As with many of these brands businesses the actual strength of the brands is crucial. Take a look at how Tiger dominates the brand positions in its relevant categories. That is very impressive I must say.



Now to get a better idea of where the business makes its money here is a breakdown of their operating income as well as their margins for the period. Grains is still the dominant contributor but the business is very nicely diversified. Exports and international, excluding Nigeria, is becoming more and more significant, especially after growing 26% in the period. That is crucial for the growth of this business. It was of course helped by the weaker Rand but lets be honest, that is a welcome hedge for a company this negatively affected by a weaker consumer thanks to a weaker rand.



Financials (excluding DFM).


As you can see from the table above, margins were purposely squeezed to maintain volume growth. Turnover which amounted to R14.9bn was up 11%. R11.2bn of that was domestic which increased 8%. The export business grew turnover by 20% to R3.7bn. You have seen the profit details in the table above which all equated to headline earnings per share of 856c, up 7% from the same period last year. This is impressive considering the conditions. I think their strategy to crimp margins and maintain volumes has worked well for them. Internal cost cuts have allowed them to remain very profitable. The dividend has been increased by 6% to a healthy 329c per share.

Lets assume they can double operating earnings in the second half. That would assume earrings of R17.12. Trading at R293 (it reached R238 at the end of Feb this year) we get a forward multiple of 17. As the biggest food producer in the fastest growing continent I'd call that fair.


Dangote Flour Mills

Ok that was the good part, but there is an ugly part as well. Sasha did cover it last week Thursday. Basically they are impairing R849 million, the entire value of the goodwill and intangible assets which were calculated when the acquisition was done. In simpler terms goodwill and intangible assets is the premium Tiger paid over and above the book value (assets you can feel and touch). In other words they paid too much and are writing off that entire premium. But lets go back a few steps.


In September of 2012 Sasha wrote this piece titled More insight on the Dangote Flour Mills deal. It is nicely simplified. Tiger paid R1.5bn for the stake but it had a clause which stated that on top of that they would pay 14 times the current years adjusted profits. That current year was 2012. In the first half of 2012 they made a loss of 815 million Naira (R52m in todays currency) according to the Dangote website. In their results last year they confirmed that they paid no more than the R1.5bn but they also assumed R1.5bn in debt from the business. It was certainly a business in decline when they bought it but they knew that already. Continuous over capacity in the Nigerian milling industry has furthered hampered the turn around.

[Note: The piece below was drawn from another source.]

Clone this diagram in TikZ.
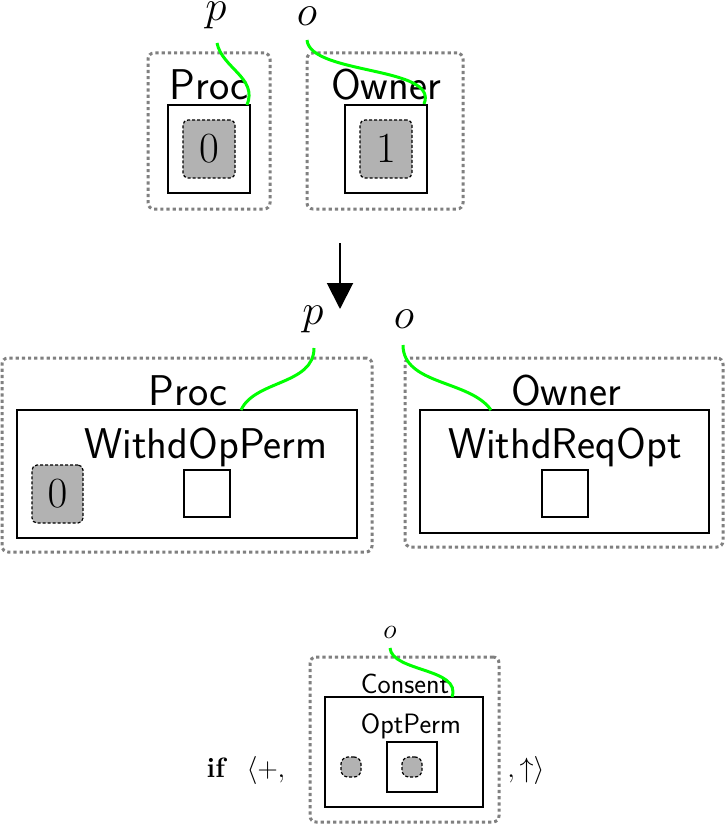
\RequirePackage{fix-cm}
\documentclass[tikz,border=0pt]{standalone}
\usepackage{fontspec}
\usetikzlibrary{arrows.meta}
\begin{document}
\begin{tikzpicture}[x=1pt,y=-1pt,
  dotbox/.style={draw=gray,line width=3pt,dash pattern=on 3.2pt off 3pt,rounded corners=6pt,inner sep=0pt},
  inbox/.style={draw=black,line width=1.3pt,inner sep=0pt},
  gbox/.style={draw=black,fill=black!30,dash pattern=on 3pt off 2pt,line width=1.2pt,rounded corners=5pt,inner sep=0pt},
  gdot/.style={draw=black,fill=black!30,dash pattern=on 3pt off 2pt,line width=1.2pt,rounded corners=7pt,inner sep=0pt,minimum size=20pt},
  wire/.style={draw=green,line width=3pt},
  big/.style={font=\fontsize{43}{50}\selectfont,inner sep=0pt},
  bigsf/.style={font=\fontsize{43}{50}\selectfont\sffamily,inner sep=0pt},
  small/.style={font=\fontsize{28}{33}\selectfont,inner sep=0pt},
  smallsf/.style={font=\fontsize{28}{33}\selectfont\sffamily,inner sep=0pt}]
\useasboundingbox (0,0) rectangle (727,824);
% ---------- top ----------
\node[dotbox,minimum width=122pt,minimum height=156pt] (tdL) at (209,131) {};
\node[dotbox,minimum width=156pt,minimum height=156pt] (tdR) at (385,131) {};
\node[inbox,minimum width=82pt,minimum height=88pt] (tiL) at (209,149) {};
\node[inbox,minimum width=82pt,minimum height=88pt] (tiR) at (386,149) {};
\node[gbox,minimum width=52pt,minimum height=58pt,big] (tgL) at (209,149) {$0$};
\node[gbox,minimum width=52pt,minimum height=58pt,big] (tgR) at (386,149) {$1$};
\node[bigsf,anchor=base] (tProc) at (209,100) {Proc};
\node[bigsf,anchor=base] (tOwner) at (386,100) {Owner};
\node[big,anchor=base] (tp) at (216,21) {$p$};
\node[big,anchor=base] (to) at (307,26) {$o$};
\coordinate (tps) at (217,43);
\coordinate (tos) at (307,40);
\coordinate (tpe) at (247,105);
\coordinate (toe) at (424,104);
\draw[wire] (tps) .. controls (222,68) and (258,78) .. (tpe);
\draw[wire] (tos) .. controls (310,75) and (440,66) .. (toe);
% ---------- arrow ----------
\coordinate (a1) at (340,243);
\coordinate (a2) at (340,309);
\draw[line width=2pt,-{Triangle[length=26pt,width=26pt]}] (a1) -- (a2);
% ---------- middle ----------
\node[dotbox,minimum width=370pt,minimum height=194pt] (mdL) at (187,455) {};
\node[dotbox,minimum width=318pt,minimum height=189pt] (mdR) at (564,452.5) {};
\node[inbox,minimum width=340pt,minimum height=128pt] (miL) at (187,474) {};
\node[inbox,minimum width=289pt,minimum height=123pt] (miR) at (564.5,471.5) {};
\node[bigsf,anchor=base] (mProc) at (188,405) {Proc};
\node[bigsf,anchor=base] (mOwner) at (566,405) {Owner};
\node[bigsf,anchor=base] (mWO) at (206,458) {WithdOpPerm};
\node[bigsf,anchor=base] (mWR) at (565,458) {WithdReqOpt};
\node[gbox,minimum width=51pt,minimum height=58pt,big] (mg) at (57.5,494) {$0$};
\node[inbox,minimum width=46pt,minimum height=47pt] (msL) at (207,493.5) {};
\node[inbox,minimum width=46pt,minimum height=47pt] (msR) at (565,493.5) {};
\node[big,anchor=base] (mp) at (313,324) {$p$};
\node[big,anchor=base] (mo) at (404,328) {$o$};
\coordinate (mps) at (314,348);
\coordinate (mos) at (403,345);
\coordinate (mpe) at (241,410);
\coordinate (moe) at (491,410);
\draw[wire] (mps) .. controls (314,385) and (255,380) .. (mpe);
\draw[wire] (mos) .. controls (403,385) and (470,380) .. (moe);
% ---------- bottom ----------
\node[dotbox,minimum width=189pt,minimum height=165pt] (bd) at (404.5,739.5) {};
\node[inbox,minimum width=158pt,minimum height=110pt] (bi) at (404,752) {};
\node[smallsf,anchor=base] (bCons) at (405,693) {Consent};
\node[smallsf,anchor=base] (bOpt) at (411,733) {OptPerm};
\node[inbox,minimum width=50pt,minimum height=50pt] (bs) at (412,767) {};
\node[gdot] (bc1) at (351,767) {};
\node[gdot] (bc2) at (412,767) {};
\node[small,anchor=base] (bo) at (390,638) {$o$};
\coordinate (bos) at (390,648);
\coordinate (boe) at (452,697);
\draw[wire] (bos) .. controls (392,672) and (462,668) .. (boe);
\node[small,anchor=base] (bif) at (217,777) {\textbf{if}};
\node[small,anchor=base] (blt) at (266,777) {$\langle +,$};
\node[small,anchor=base] (brt) at (526,777) {$,\uparrow\rangle$};
\end{tikzpicture}
\end{document}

Yes they may have overpaid in the short run but remember when MTN "overpaid" for their entry into the Nigerian market. I am not saying that this will turn out as well but the numbers are certainly there. I still back management to turn this around in due course, these things take time, especially in Africa.

Conclusion.

All in all I think this is a good set of results and the share price has certainly been rejuvenated. As Shoprite and Co expand into Africa they will naturally take the best Brands with them. We maintain this as a core holding in our portfolio and continue to add.